Scientific classification
- Kingdom: Animalia
- Phylum: Chordata
- Class: Actinopterygii
- Order: Lophiiformes
- Family: Oneirodidae
- Genus: Dermatias H. M. Smith & Radcliffe, 1912
- Species: D. platynogaster
- Binomial name: Dermatias platynogaster H. M. Smith & Radcliffe, 1912
- Synonyms: Dolopichthys platynogaster (H. M. Smith & Radcliffe, 1912) ; Pietschichthys horridus Kharin, 1989 ;

= Dermatias =

- Authority: H. M. Smith & Radcliffe, 1912
- Conservation status: LC
- Parent authority: H. M. Smith & Radcliffe, 1912

Monotypic genus of fish

Dermatias is a monospecific genus of marine ray-finned fish belonging to the family Oneirodidae, the dreamers, a family of deep sea anglerfishes. The only species in the genus is Dermatias platynogaster which is known from 4 metamorphosed female specimens collected from 3 widely separated localities in the Western Pacific Ocean.

==Taxonomy==
Dermatias was first proposed as a genus in 1923 by the American ichthyologists Hugh McCormick Smith and Lewis Radcliffe with its only species, D. platynogaster, designated as its type species. D. platynogaster was described by McCormick and Radcliffe with its type locality given as near Sialat Point Light off the eastern coast of Luzon at 13°40'57"N, 123°57'45"E, Albatross station D.5463 in the Philippines at a depth of 300 fathom.

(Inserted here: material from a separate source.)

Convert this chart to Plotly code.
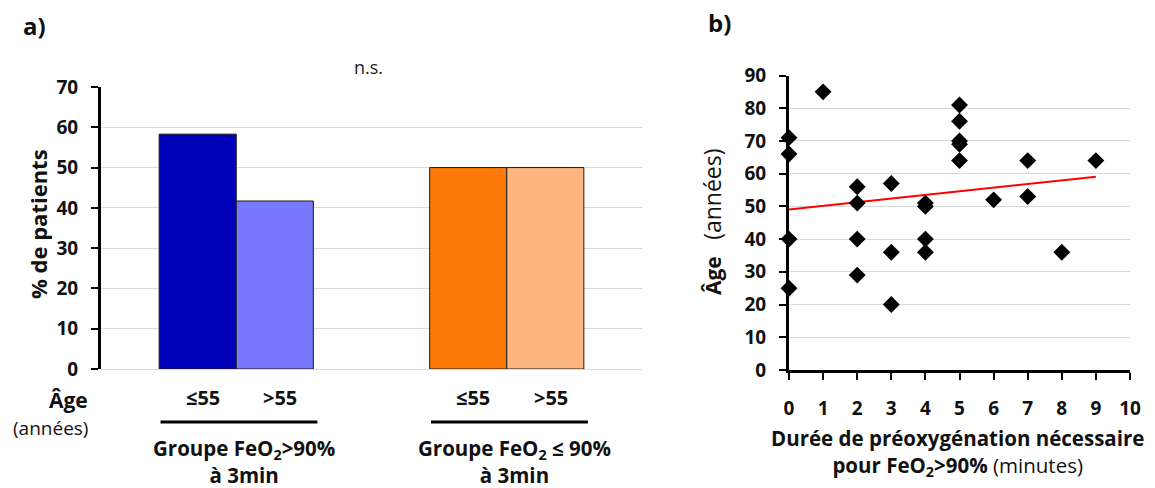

The 5th edition of Fishes of the World classifies this taxon in the family Oneirodidae in the suborder Ceratioidei of the anglerfish order Lophiiformes.

==Etymology==
Dermatias means "one who has skin", an allusion to the kine being "naked, very loose, and soft". The specific name platynogaster combines platyno, which means "to widen", with gaster, meaning "stomach", thought to be a reference to the "ventral surface greatly decurved, the very large stomach hanging down like a great pouch".

==Description==
Dermatias has 6 soft rays in its dorsal fin and 4 in its anal fin. The males and larvae of this species have not been collected and the species is only known from 4 female specimens. The metamorphosed females differ from other species of oneirodids in the unusually deep caudal peduncle, the blunt and short snout, the highly convex frontal bones which create a very short head and they have a smaller number of teeth in the jaws, between 20 and 32 in the upper jaw, 20 to 31 in the lower jaw. They also have vomerine teeth, large sphenotic spines which are directed outwards and upwards, a robust spine on the symphysis of the lower jaw, the hyomandibular has a double head, there is a large spine on the quadrate bone and an articular spine which is shorter than half the length of the spine on the quadrate. They also have a deeply incised rear margin of the operculum. there is a long, thin subopercle which has its dorsal end tapering to a point and an oval ventral end. There is no internal pigmentation on the fin rays of the caudal fin. The illicium is markedly longer than the length of bulb of the esca and its pterygiophore emerges on the snout between the frontal bones with its front end exposed and its rear end hidden beneath the skin. The skin is apparently naked lacking in dermal spinules and the dark pigmented skin of the caudal peduncle clearly reaches past the base of the caudal fin. The maximum published standard length of 17.5 cm.

==Distribution and habitat==
Dermatias has been recorded from three widely scattered localities in the Western Pacific Ocean. Apart from the type locality it has been recorded from the Townsville trough off northeastern Australia and the Magellan Seamounts. The specimens have been collected from depths between 539 and 1342 m.